The Minneapolis City Council identified the deceased woman as Renee Nicole Good.
Good was shot in the head and killed by an ICE officer Wednesday in Minneapolis when she attempted to drive away from an area where ICE agents were conducting immigration enforcement. The shooting was captured on video by multiple witnesses who were documenting the encounter with their phones.
A spokesperson for ICE said the officer who fired the shots acted in self defense.
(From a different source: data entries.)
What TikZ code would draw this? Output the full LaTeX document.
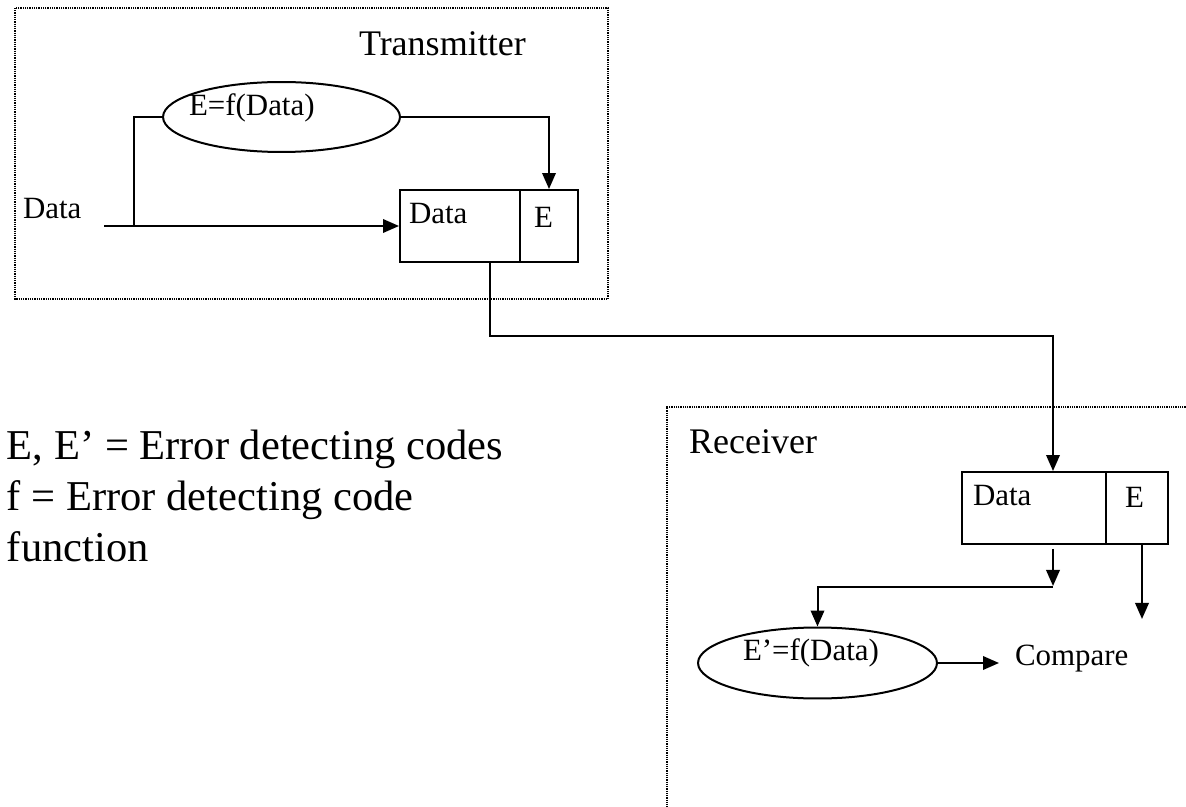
\documentclass[tikz,border=0pt]{standalone}
\usepackage{fontspec}
\setmainfont{Liberation Serif}
\usetikzlibrary{arrows.meta,shapes.geometric}
\begin{document}
\begin{tikzpicture}[x=0.02cm, y=-0.02cm, line width=0.04cm,
    txt/.style={font=\fontsize{17.6}{21}\selectfont, inner sep=0pt, anchor=base west},
    title/.style={font=\fontsize{20.5}{24}\selectfont, inner sep=0pt, anchor=base west},
    legend/.style={font=\fontsize{24.2}{29}\selectfont, inner sep=0pt, anchor=base west},
    frame/.style={line width=0.035cm, dash pattern=on 0.025cm off 0.02cm},
    cell/.style={draw, minimum height=1.44cm, inner sep=0pt},
    func/.style={draw, ellipse, inner sep=0pt},
    arr/.style={-{Triangle[length=0.32cm, width=0.27cm]}}]
    \useasboundingbox (0,0) rectangle (1186,807);
    % Transmitter
    \draw[frame] (15,8) rectangle (608,299);
    \node[title] (ttl) at (358,56) {Transmitter};
    \node[txt] (din) at (22,219) {Data};
    \node[func, minimum width=4.74cm, minimum height=1.4cm] (encT) at (281.5,117) {};
    \node[txt] (encTtxt) at (188,116) {E=f(Data)};
    \node[cell, minimum width=2.4cm] (dataT) at (460,226) {};
    \node[cell, minimum width=1.16cm] (eT) at (549,226) {};
    \node[txt] (dataTtxt) at (408,224) {Data};
    \node[txt] (eTtxt) at (533,228) {E};
    \coordinate (start) at (104,226);
    \coordinate (split) at (134,226);
    \draw[arr] (start) -- (dataT.west);
    \draw (split) |- (encT.west);
    \draw[arr] (encT.east) -| (eT.north);
    % Receiver
    \draw[frame] (1190,407) -- (667,407) -- (667,810);
    \node[title] (rcv) at (688,453) {Receiver};
    \node[cell, minimum width=2.88cm] (dataR) at (1034,508) {};
    \node[cell, minimum width=1.24cm] (eR) at (1137,508) {};
    \node[txt] (dataRtxt) at (972,505) {Data};
    \node[txt] (eRtxt) at (1124,507) {E};
    \node[func, minimum width=4.78cm, minimum height=1.42cm] (encR) at (817.5,663) {};
    \node[txt] (encRtxt) at (742,660) {E’=f(Data)};
    \node[txt] (cmp) at (1014,665) {Compare};
    \coordinate (join) at (1053,587);
    \draw[arr, shorten <=0.08cm] ([xshift=0.38cm]dataR.south) -- ++(0,41);
    \draw[arr] (join) -| (encR.north);
    \draw[arr] ([xshift=0.1cm]eR.south) -- ++(0,74);
    \draw[arr, shorten >=0.3cm] (encR.east) -- (encR.east -| cmp.west);
    % Channel
    \draw[arr] ([xshift=0.6cm]dataT.south) -- ++(0,73) -| ([xshift=0.38cm]dataR.north);
    % Legend
    \node[legend] (key1) at (6,459) {E, E’ = Error detecting codes};
    \node[legend] (key2) at (6,510) {f = Error detecting code};
    \node[legend] (key3) at (6,561) {function};
\end{tikzpicture}
\end{document}
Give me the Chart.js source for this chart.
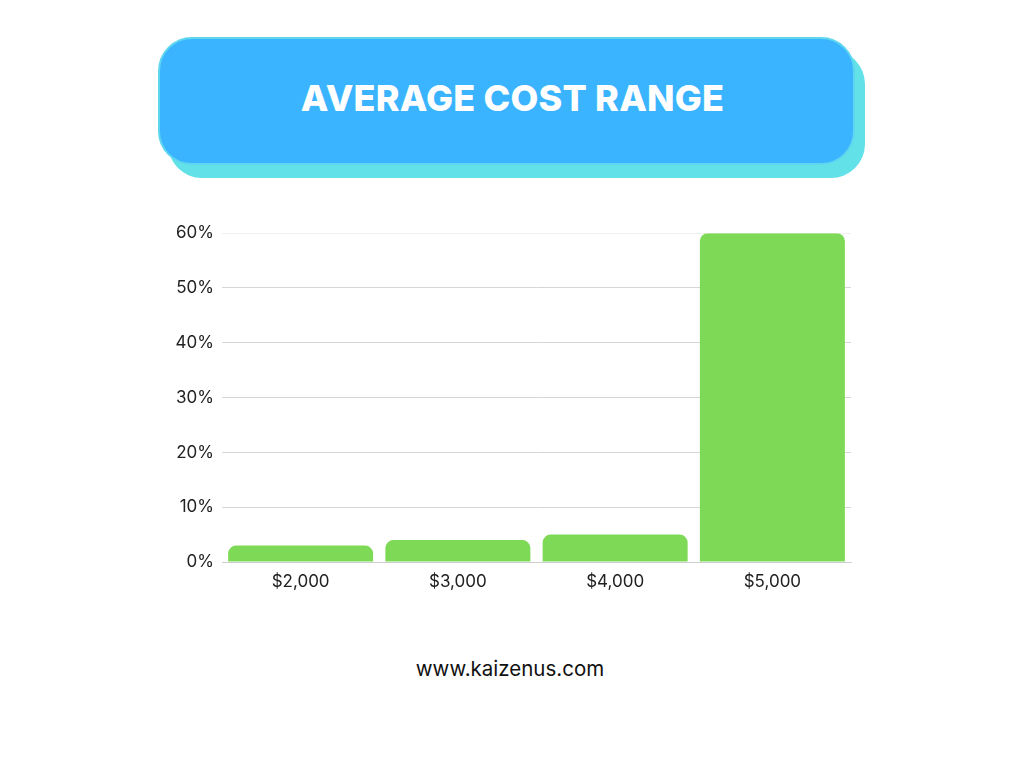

Both the FBI and the Minnesota Bureau of Criminal Apprehension are investigating the shooting.
Toledo called for accountability for Good's killing, the release of the shooter’s name, and the end of mass deportation, among other things.
“My people should not be thrown in concentration camps,” Toledo said.
As the Seattle gathering got underway, demonstrators unfurled a long banner that read “Abolish ICE” and chanted, “Say her name, Renee Good.”
Sara Lopez, a recently retired teaching professor at the University of Washington, said she was driven to this protest out of a building sense of frustration and helplessness in the face of escalating immigration enforcement action against immigrants, and now a U.S. citizen.
“I think there's always a risk when we stand up, especially for social justice,” Lopez said. “But there's a bigger risk in us not taking action and doing whatever it is we can in our world and our place.”
Lopez said Good’s death has prompted her to get more involved, and she plans to sign up for local immigrant watch groups that monitor ICE activity.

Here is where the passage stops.